Levelup360hq is built for exactly the kind of structured athlete development that sports achievement badge programmes demand. The platform supports badge systems, XP-driven challenges, and tier progression across football, cricket, netball, rugby, and more. Coaches can set measurable performance criteria, track athlete progress in real time, and issue digital badges that live on each athlete’s profile. For clubs running their own recognition programmes, the white-label tools mean your badge system carries your brand. Explore the platform or try the demo to see how badge tracking integrates with the full athlete development workflow.
FAQ
What is the difference between a sports badge and a sports medal?
A sports medal is typically awarded for competitive placement, such as finishing first, second, or third. A sports achievement badge is awarded for meeting a defined performance standard, regardless of how other athletes perform.
Can adults earn sports achievement badges?
Adults can earn sports achievement badges in most national programmes. Germany’s Deutsches Sportabzeichen is open to adults from the age of eighteen, with performance thresholds adjusted by age group.
How often can you earn a sports achievement badge?
Most programmes allow athletes to earn a badge once per annual cycle. The Deutsches Sportabzeichen, for example, can be obtained once per calendar year, which encourages athletes to return and improve their tier each year.

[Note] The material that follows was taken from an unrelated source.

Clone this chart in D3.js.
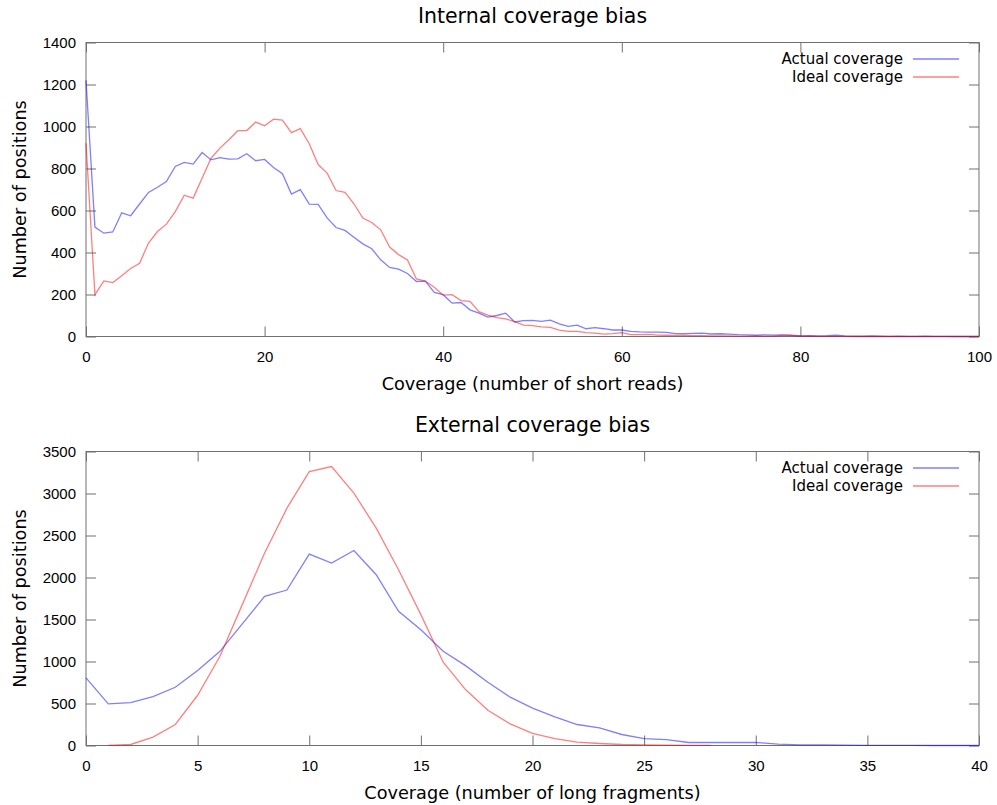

What is the difference between criterion-based badges and nomination awards?
Criterion-based badges are earned by meeting published performance standards verified by a qualified examiner. Nomination-based awards, such as the Isle of Wight Sports Achievement Awards, are granted by a panel based on judged excellence or contribution.
Do sports achievement badges work for youth athletes?
Structured badge systems are particularly effective for young athletes because they provide visible, tangible recognition tied to a clear development pathway. The Pony Club UK’s multi-tier badge structure is a well-established example of this approach in youth sport.